__Task statement__. Below is a listing to write out in full, exactly as given, without its pictures.

__Data segment__.
═══

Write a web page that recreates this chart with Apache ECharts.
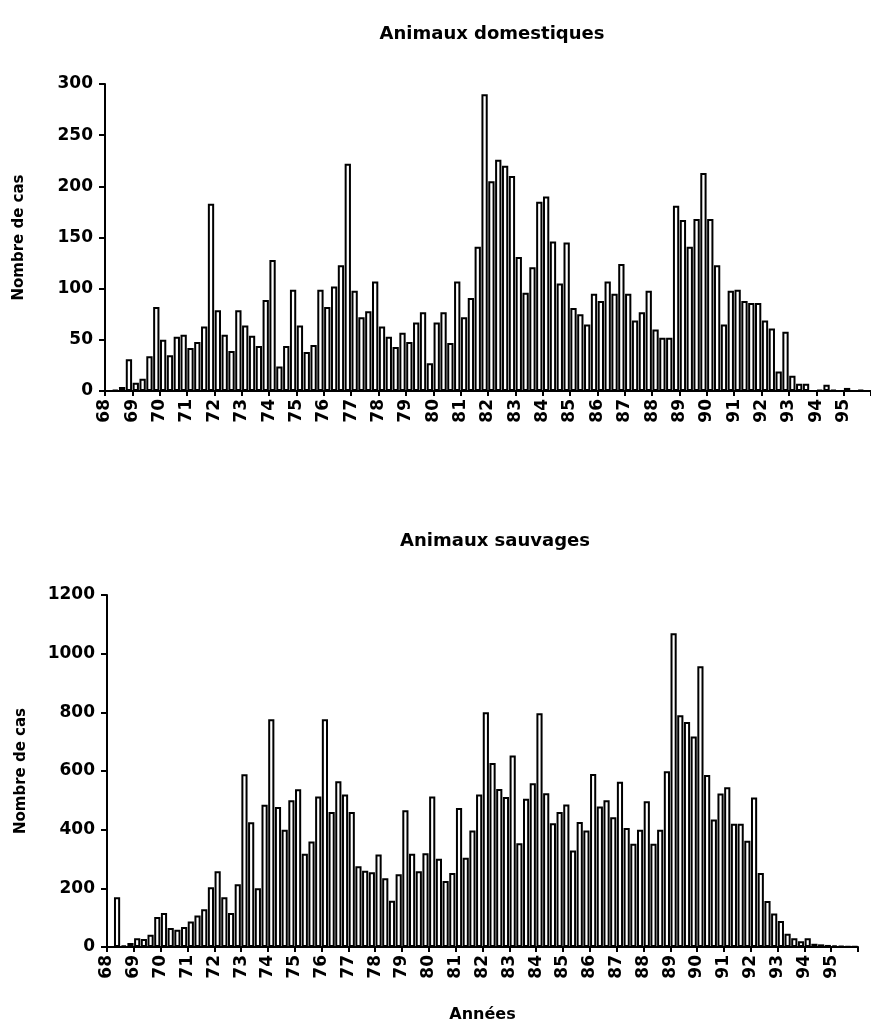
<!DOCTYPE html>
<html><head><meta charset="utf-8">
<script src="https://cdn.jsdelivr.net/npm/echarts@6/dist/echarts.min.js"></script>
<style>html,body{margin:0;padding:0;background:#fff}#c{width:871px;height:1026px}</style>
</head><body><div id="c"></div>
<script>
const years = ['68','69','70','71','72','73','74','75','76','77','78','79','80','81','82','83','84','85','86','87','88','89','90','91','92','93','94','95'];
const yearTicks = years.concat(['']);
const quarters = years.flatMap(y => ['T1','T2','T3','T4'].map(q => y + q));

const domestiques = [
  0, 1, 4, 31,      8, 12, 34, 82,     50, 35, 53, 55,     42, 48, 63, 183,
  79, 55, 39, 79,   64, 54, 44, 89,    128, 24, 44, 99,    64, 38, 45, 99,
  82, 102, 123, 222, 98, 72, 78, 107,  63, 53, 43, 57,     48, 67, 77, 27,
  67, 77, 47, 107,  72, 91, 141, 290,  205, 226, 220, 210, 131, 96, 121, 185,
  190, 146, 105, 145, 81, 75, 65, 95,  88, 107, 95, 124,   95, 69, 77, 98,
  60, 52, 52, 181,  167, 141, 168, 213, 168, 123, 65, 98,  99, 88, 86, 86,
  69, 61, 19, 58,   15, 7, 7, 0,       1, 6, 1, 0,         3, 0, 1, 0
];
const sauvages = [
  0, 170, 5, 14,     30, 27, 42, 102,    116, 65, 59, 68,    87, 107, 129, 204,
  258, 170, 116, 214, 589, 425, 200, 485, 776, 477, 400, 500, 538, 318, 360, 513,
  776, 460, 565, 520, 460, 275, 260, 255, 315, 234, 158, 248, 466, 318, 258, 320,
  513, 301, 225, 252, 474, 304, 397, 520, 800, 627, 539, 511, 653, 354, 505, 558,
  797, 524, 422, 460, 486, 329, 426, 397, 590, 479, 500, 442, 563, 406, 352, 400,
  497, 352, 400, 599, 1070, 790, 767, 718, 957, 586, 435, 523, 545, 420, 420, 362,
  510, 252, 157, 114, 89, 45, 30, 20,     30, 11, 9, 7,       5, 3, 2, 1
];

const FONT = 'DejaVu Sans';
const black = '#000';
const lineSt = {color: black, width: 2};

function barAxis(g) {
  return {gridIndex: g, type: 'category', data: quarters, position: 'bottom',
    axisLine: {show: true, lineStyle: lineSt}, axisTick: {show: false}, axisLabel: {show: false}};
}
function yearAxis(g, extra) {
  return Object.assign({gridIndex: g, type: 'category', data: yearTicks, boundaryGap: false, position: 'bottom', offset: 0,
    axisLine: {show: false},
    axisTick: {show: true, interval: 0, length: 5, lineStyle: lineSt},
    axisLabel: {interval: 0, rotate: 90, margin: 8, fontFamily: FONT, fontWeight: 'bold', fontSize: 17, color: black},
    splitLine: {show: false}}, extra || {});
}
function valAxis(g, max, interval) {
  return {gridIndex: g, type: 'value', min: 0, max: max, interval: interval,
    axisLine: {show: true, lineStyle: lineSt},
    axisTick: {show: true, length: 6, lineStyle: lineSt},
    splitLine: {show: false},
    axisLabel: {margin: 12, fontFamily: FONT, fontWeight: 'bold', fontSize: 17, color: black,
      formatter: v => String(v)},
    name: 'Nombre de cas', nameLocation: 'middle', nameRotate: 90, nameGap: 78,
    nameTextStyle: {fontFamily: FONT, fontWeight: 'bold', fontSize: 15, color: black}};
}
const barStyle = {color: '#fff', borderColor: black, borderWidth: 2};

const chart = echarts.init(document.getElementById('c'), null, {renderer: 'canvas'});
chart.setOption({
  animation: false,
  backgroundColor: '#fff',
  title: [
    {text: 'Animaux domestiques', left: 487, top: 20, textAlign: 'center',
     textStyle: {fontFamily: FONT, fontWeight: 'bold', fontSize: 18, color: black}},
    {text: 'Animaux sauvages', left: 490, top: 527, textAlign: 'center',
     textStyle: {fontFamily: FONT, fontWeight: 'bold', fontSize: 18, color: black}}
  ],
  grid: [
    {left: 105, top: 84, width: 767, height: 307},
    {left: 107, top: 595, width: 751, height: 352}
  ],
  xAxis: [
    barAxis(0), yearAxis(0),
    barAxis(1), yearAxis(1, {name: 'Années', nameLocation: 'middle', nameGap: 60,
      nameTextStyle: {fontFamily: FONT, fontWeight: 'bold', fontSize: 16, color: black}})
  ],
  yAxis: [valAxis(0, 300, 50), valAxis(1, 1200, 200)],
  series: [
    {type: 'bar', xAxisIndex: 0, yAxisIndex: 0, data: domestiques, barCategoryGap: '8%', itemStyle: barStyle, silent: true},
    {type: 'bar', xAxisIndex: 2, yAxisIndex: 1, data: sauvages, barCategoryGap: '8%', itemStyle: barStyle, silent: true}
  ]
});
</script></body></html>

═══

__Written solution__.
Write a web page that recreates this chart with Apache ECharts.
<!DOCTYPE html>
<html><head><meta charset="utf-8">
<script src="https://cdn.jsdelivr.net/npm/echarts@6/dist/echarts.min.js"></script>
<style>html,body{margin:0;padding:0;background:#fff}#c{width:871px;height:1026px}</style>
</head><body><div id="c"></div>
<script>
const years = ['68','69','70','71','72','73','74','75','76','77','78','79','80','81','82','83','84','85','86','87','88','89','90','91','92','93','94','95'];
const yearTicks = years.concat(['']);
const quarters = years.flatMap(y => ['T1','T2','T3','T4'].map(q => y + q));

const domestiques = [
  0, 1, 4, 31,      8, 12, 34, 82,     50, 35, 53, 55,     42, 48, 63, 183,
  79, 55, 39, 79,   64, 54, 44, 89,    128, 24, 44, 99,    64, 38, 45, 99,
  82, 102, 123, 222, 98, 72, 78, 107,  63, 53, 43, 57,     48, 67, 77, 27,
  67, 77, 47, 107,  72, 91, 141, 290,  205, 226, 220, 210, 131, 96, 121, 185,
  190, 146, 105, 145, 81, 75, 65, 95,  88, 107, 95, 124,   95, 69, 77, 98,
  60, 52, 52, 181,  167, 141, 168, 213, 168, 123, 65, 98,  99, 88, 86, 86,
  69, 61, 19, 58,   15, 7, 7, 0,       1, 6, 1, 0,         3, 0, 1, 0
];
const sauvages = [
  0, 170, 5, 14,     30, 27, 42, 102,    116, 65, 59, 68,    87, 107, 129, 204,
  258, 170, 116, 214, 589, 425, 200, 485, 776, 477, 400, 500, 538, 318, 360, 513,
  776, 460, 565, 520, 460, 275, 260, 255, 315, 234, 158, 248, 466, 318, 258, 320,
  513, 301, 225, 252, 474, 304, 397, 520, 800, 627, 539, 511, 653, 354, 505, 558,
  797, 524, 422, 460, 486, 329, 426, 397, 590, 479, 500, 442, 563, 406, 352, 400,
  497, 352, 400, 599, 1070, 790, 767, 718, 957, 586, 435, 523, 545, 420, 420, 362,
  510, 252, 157, 114, 89, 45, 30, 20,     30, 11, 9, 7,       5, 3, 2, 1
];

const FONT = 'DejaVu Sans';
const black = '#000';
const lineSt = {color: black, width: 2};

function barAxis(g) {
  return {gridIndex: g, type: 'category', data: quarters, position: 'bottom',
    axisLine: {show: true, lineStyle: lineSt}, axisTick: {show: false}, axisLabel: {show: false}};
}
function yearAxis(g, extra) {
  return Object.assign({gridIndex: g, type: 'category', data: yearTicks, boundaryGap: false, position: 'bottom', offset: 0,
    axisLine: {show: false},
    axisTick: {show: true, interval: 0, length: 5, lineStyle: lineSt},
    axisLabel: {interval: 0, rotate: 90, margin: 8, fontFamily: FONT, fontWeight: 'bold', fontSize: 17, color: black},
    splitLine: {show: false}}, extra || {});
}
function valAxis(g, max, interval) {
  return {gridIndex: g, type: 'value', min: 0, max: max, interval: interval,
    axisLine: {show: true, lineStyle: lineSt},
    axisTick: {show: true, length: 6, lineStyle: lineSt},
    splitLine: {show: false},
    axisLabel: {margin: 12, fontFamily: FONT, fontWeight: 'bold', fontSize: 17, color: black,
      formatter: v => String(v)},
    name: 'Nombre de cas', nameLocation: 'middle', nameRotate: 90, nameGap: 78,
    nameTextStyle: {fontFamily: FONT, fontWeight: 'bold', fontSize: 15, color: black}};
}
const barStyle = {color: '#fff', borderColor: black, borderWidth: 2};

const chart = echarts.init(document.getElementById('c'), null, {renderer: 'canvas'});
chart.setOption({
  animation: false,
  backgroundColor: '#fff',
  title: [
    {text: 'Animaux domestiques', left: 487, top: 20, textAlign: 'center',
     textStyle: {fontFamily: FONT, fontWeight: 'bold', fontSize: 18, color: black}},
    {text: 'Animaux sauvages', left: 490, top: 527, textAlign: 'center',
     textStyle: {fontFamily: FONT, fontWeight: 'bold', fontSize: 18, color: black}}
  ],
  grid: [
    {left: 105, top: 84, width: 767, height: 307},
    {left: 107, top: 595, width: 751, height: 352}
  ],
  xAxis: [
    barAxis(0), yearAxis(0),
    barAxis(1), yearAxis(1, {name: 'Années', nameLocation: 'middle', nameGap: 60,
      nameTextStyle: {fontFamily: FONT, fontWeight: 'bold', fontSize: 16, color: black}})
  ],
  yAxis: [valAxis(0, 300, 50), valAxis(1, 1200, 200)],
  series: [
    {type: 'bar', xAxisIndex: 0, yAxisIndex: 0, data: domestiques, barCategoryGap: '8%', itemStyle: barStyle, silent: true},
    {type: 'bar', xAxisIndex: 2, yAxisIndex: 1, data: sauvages, barCategoryGap: '8%', itemStyle: barStyle, silent: true}
  ]
});
</script></body></html>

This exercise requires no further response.